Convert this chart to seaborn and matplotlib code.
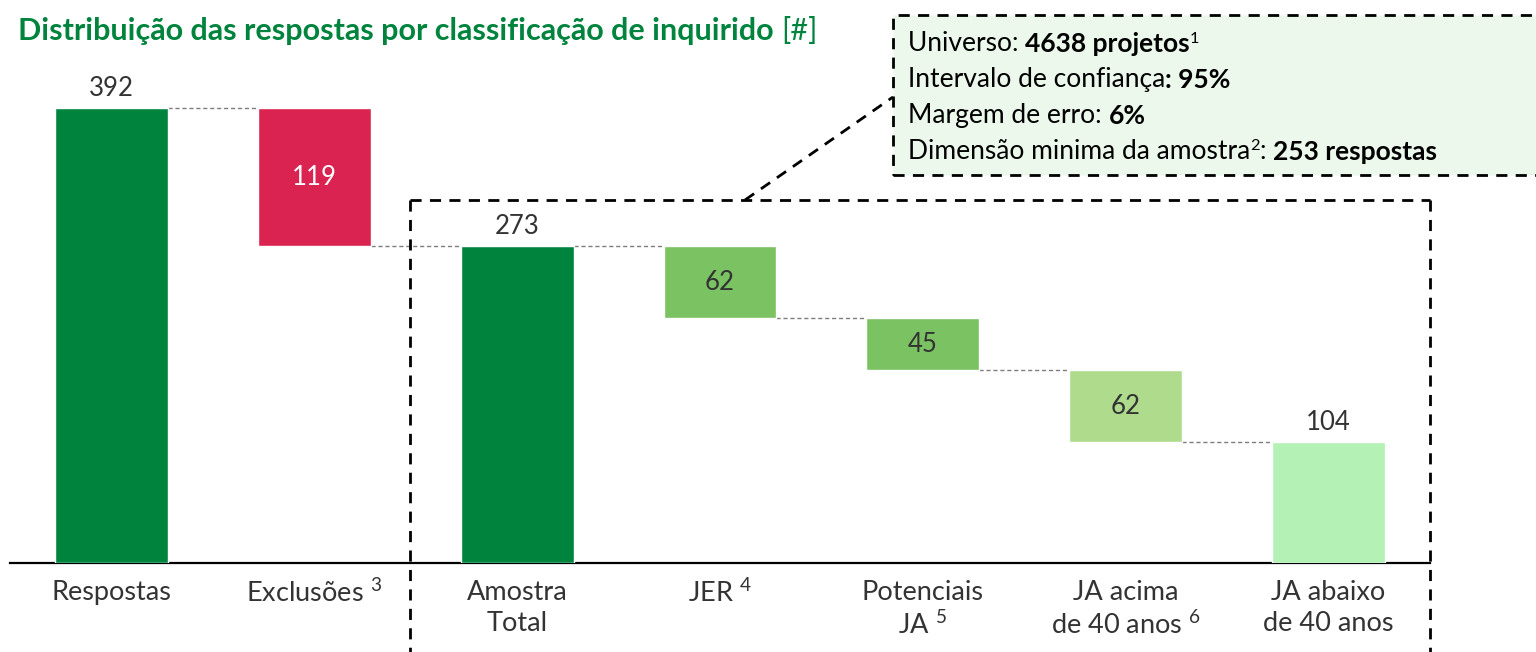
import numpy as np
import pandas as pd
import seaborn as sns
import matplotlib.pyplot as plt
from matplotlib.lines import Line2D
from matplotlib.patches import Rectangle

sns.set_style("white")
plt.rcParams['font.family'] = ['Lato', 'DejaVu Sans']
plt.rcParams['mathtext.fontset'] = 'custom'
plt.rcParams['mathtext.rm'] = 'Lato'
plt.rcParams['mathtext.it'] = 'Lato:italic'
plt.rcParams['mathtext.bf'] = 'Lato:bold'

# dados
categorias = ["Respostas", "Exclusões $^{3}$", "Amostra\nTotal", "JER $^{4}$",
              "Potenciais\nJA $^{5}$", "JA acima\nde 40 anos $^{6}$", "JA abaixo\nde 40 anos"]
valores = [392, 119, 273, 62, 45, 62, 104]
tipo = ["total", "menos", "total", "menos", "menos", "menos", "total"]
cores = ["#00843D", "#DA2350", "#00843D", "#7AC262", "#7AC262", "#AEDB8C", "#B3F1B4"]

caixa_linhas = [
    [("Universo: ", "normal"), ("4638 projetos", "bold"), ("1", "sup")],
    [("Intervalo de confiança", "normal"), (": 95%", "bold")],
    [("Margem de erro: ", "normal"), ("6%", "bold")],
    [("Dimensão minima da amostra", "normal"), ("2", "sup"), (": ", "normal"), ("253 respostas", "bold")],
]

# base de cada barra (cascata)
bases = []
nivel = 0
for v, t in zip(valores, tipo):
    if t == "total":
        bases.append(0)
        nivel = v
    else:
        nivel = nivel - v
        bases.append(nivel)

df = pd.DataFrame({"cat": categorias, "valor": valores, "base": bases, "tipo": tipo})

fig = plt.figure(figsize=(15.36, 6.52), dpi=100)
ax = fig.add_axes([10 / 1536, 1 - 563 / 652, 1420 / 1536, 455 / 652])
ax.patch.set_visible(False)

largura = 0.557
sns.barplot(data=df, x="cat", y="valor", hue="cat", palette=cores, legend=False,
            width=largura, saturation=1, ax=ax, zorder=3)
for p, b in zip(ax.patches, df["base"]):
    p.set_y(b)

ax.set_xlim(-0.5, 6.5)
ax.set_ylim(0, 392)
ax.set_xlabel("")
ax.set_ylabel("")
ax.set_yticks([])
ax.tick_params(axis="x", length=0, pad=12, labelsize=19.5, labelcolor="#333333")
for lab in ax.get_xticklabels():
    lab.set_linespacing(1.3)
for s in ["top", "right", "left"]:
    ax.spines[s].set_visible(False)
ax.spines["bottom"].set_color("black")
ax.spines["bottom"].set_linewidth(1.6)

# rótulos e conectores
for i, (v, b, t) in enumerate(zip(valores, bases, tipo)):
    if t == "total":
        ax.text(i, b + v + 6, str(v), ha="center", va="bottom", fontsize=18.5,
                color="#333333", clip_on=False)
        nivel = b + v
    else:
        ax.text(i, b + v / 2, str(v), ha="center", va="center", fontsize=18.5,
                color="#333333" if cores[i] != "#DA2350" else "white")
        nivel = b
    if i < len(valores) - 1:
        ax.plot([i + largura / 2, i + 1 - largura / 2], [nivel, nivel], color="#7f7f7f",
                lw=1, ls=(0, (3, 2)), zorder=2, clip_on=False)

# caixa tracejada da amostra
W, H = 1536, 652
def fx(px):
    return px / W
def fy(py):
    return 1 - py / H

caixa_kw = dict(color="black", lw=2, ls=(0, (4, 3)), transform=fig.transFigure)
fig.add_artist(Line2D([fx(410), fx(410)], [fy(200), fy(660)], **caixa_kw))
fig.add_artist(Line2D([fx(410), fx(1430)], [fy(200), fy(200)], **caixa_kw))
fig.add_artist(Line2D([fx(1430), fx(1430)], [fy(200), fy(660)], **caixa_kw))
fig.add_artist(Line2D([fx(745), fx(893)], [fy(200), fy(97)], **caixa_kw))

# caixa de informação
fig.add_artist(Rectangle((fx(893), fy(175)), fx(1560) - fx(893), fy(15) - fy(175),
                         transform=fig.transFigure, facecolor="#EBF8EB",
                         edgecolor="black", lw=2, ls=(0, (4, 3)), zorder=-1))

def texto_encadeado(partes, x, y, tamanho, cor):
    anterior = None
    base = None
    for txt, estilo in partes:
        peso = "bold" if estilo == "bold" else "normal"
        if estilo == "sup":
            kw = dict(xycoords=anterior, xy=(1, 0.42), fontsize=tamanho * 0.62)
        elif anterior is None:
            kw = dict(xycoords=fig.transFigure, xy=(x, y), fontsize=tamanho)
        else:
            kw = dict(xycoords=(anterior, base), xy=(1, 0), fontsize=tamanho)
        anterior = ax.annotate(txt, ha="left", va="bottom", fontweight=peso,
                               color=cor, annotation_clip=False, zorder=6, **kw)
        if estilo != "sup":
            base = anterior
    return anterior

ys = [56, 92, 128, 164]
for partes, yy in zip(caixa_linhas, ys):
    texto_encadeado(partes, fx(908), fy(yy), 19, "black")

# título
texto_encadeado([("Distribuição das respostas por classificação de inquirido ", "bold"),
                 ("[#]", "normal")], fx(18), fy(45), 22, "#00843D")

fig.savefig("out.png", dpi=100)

※

AIM
Isolate each line of the listing above that includes "seaborn". Copy it.

EXERCISE RESPONSE
Convert this chart to seaborn and matplotlib code.
import seaborn as sns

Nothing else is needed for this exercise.